By October 1965 Ivan Bennett had secured a feature in the paper giving a potted history of the company and providing a glimpse at some of the key players in the next few decades of fairground engineering, including Pete Smith, who later developed Nottingham UK. The feature showed Ivan standing proudly in front of a Satellite in full flow at Nottingham Goose Fair, whilst his technical crew were photographed in the factory examining the interior of the recently developed full hydraulic Satellite, the UK's first fully hydraulic ride. Ivan Bennett, who began in the textile printing business, proudly proclaims this as the most progressive step ever taken in the ride business.
Bennett built around 24 Satellites, including 1 for Sweden and 1 for Australia, proving the theory that the ride would be a success. At the same time there was some swift changes of ownership and this, combined with the fact that the machines were remarkably similar in appearance, made tracking them an impossible task. The ride was brightly decorated with plastic panels, their interchangeable nature making any ride able to look like any other or totally different from itself in a previous guise. Whereas some rides began to drift on the fringes of the fairground and spend sporadic amounts of time in various parks, others became established on the circuit.
Norman Print took over the Battersea machine and travelled this for 15 years before its sale to Ireland, Billy Crow made successful use of his ex-Porthcawl machine before this went over to Ireland, whilst S. Crow's 1965 Satellite spent 10 years in the north east before time with Michael Wallis, who fitted hoods onto the cars.

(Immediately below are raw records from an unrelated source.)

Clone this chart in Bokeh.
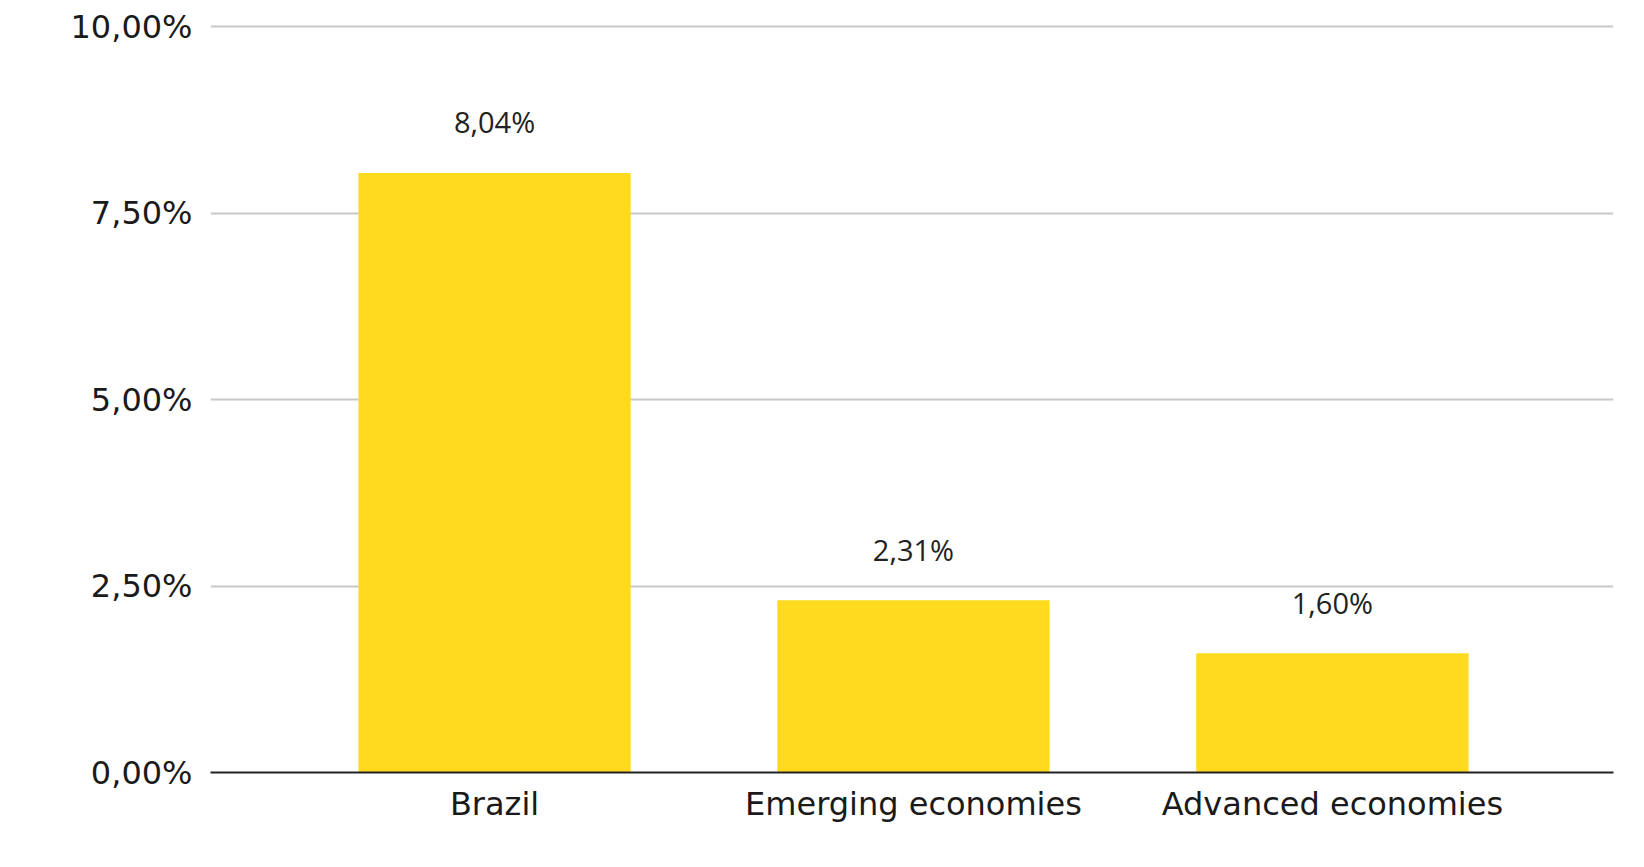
from bokeh.plotting import figure
from bokeh.models import ColumnDataSource, FixedTicker, Range1d
from bokeh.core.properties import value
from bokeh.embed import file_html
from bokeh.resources import INLINE

categories = ["Brazil", "Emerging economies", "Advanced economies"]
values = [8.04, 2.31, 1.60]
value_labels = ["8,04%", "2,31%", "1,60%"]
y_ticks = [0, 2.5, 5, 7.5, 10]
y_tick_labels = ["0,00%", "2,50%", "5,00%", "7,50%", "10,00%"]

xs = list(range(len(categories)))
src = ColumnDataSource(dict(x=xs, top=values, label=value_labels))

p = figure(width=1644, height=867, output_backend="svg", toolbar_location=None,
           x_range=Range1d(-0.678, 2.671), y_range=Range1d(0, 10.03),
           min_border_left=210, min_border_right=31, min_border_top=24, min_border_bottom=95)
p.outline_line_color = None
p.background_fill_color = "white"
p.border_fill_color = "white"

p.vbar(x="x", top="top", width=0.65, bottom=0, source=src,
       fill_color="#FFDA1E", line_color=None)
p.text(x="x", y="top", text="label", source=src, text_align="center",
       text_baseline="middle", y_offset=-51, text_font=value("Open Sans"),
       text_font_size="29px", text_color="#222222")

p.xaxis.ticker = FixedTicker(ticks=xs)
p.xaxis.major_label_overrides = {i: c for i, c in enumerate(categories)}
p.xaxis.major_tick_line_color = None
p.xaxis.minor_tick_line_color = None
p.xaxis.axis_line_color = "#222222"
p.xaxis.axis_line_width = 2
p.xaxis.major_label_text_font = "DejaVu Sans"
p.xaxis.major_label_text_font_size = "32px"
p.xaxis.major_label_text_color = "#1a1a1a"
p.xaxis.major_label_standoff = 6

p.yaxis.ticker = FixedTicker(ticks=y_ticks)
p.yaxis.major_label_overrides = {t: l for t, l in zip(y_ticks, y_tick_labels)}
p.yaxis.axis_line_color = None
p.yaxis.major_tick_line_color = None
p.yaxis.minor_tick_line_color = None
p.yaxis.major_label_text_font = "DejaVu Sans"
p.yaxis.major_label_text_font_size = "32px"
p.yaxis.major_label_text_color = "#1a1a1a"
p.yaxis.major_label_standoff = 12

p.xgrid.grid_line_color = None
p.ygrid.ticker = FixedTicker(ticks=y_ticks)
p.ygrid.grid_line_color = "#c8c8c8"
p.ygrid.grid_line_width = 2

open("out.html", "w").write(file_html(p, INLINE))
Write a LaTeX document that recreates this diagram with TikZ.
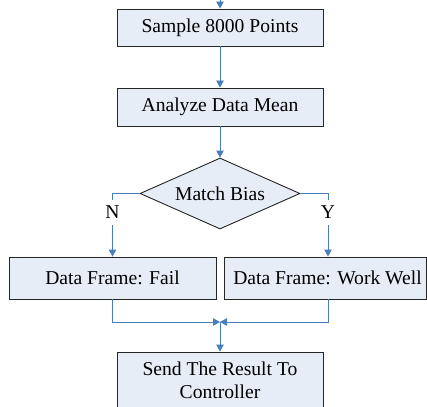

The Oxford based engineering company Turnagain / ARM took up manufacturing of the Trabant at the end of the 1970s, making a slightly more modern ride utilising a chequer-plate finish. The first machine was delivered to Keith James in time for Ilkeston Charter Fair in 1977, the company organising a coach trip from Oxford to celebrate this initial acheivement. Turnagain quickly developed an even more futuristic looking ride by adding a sloping floor and increasing the visual impact through added lighting. Sloped-floor machines were produced for John Manning, Billy Crow (Razzle Dazzle), Arthur Stevens (Hully Gully) and George Traylen (Galaxy). By the early 1980s the ride was starting to appear dated and Turnagain focussed their attention on providing standard machines for a number of Butlins parks.
Scottish company Maxwells also built a single Satellite, this machine having a long chain of owners before spending a long period at Mablethorpe amusement park.
Satellite variations existed in small amounts. The Gyro was a novelty travelled by Kenny Raywood and Claude Margett, with at least one juvenile Gyro also in existence. This juvenile machine was later converted into the 'Turbo' novelty travelled by the Wilmot family. A homemade Astronite was travelled by J. Peters, though this only lasted a short while.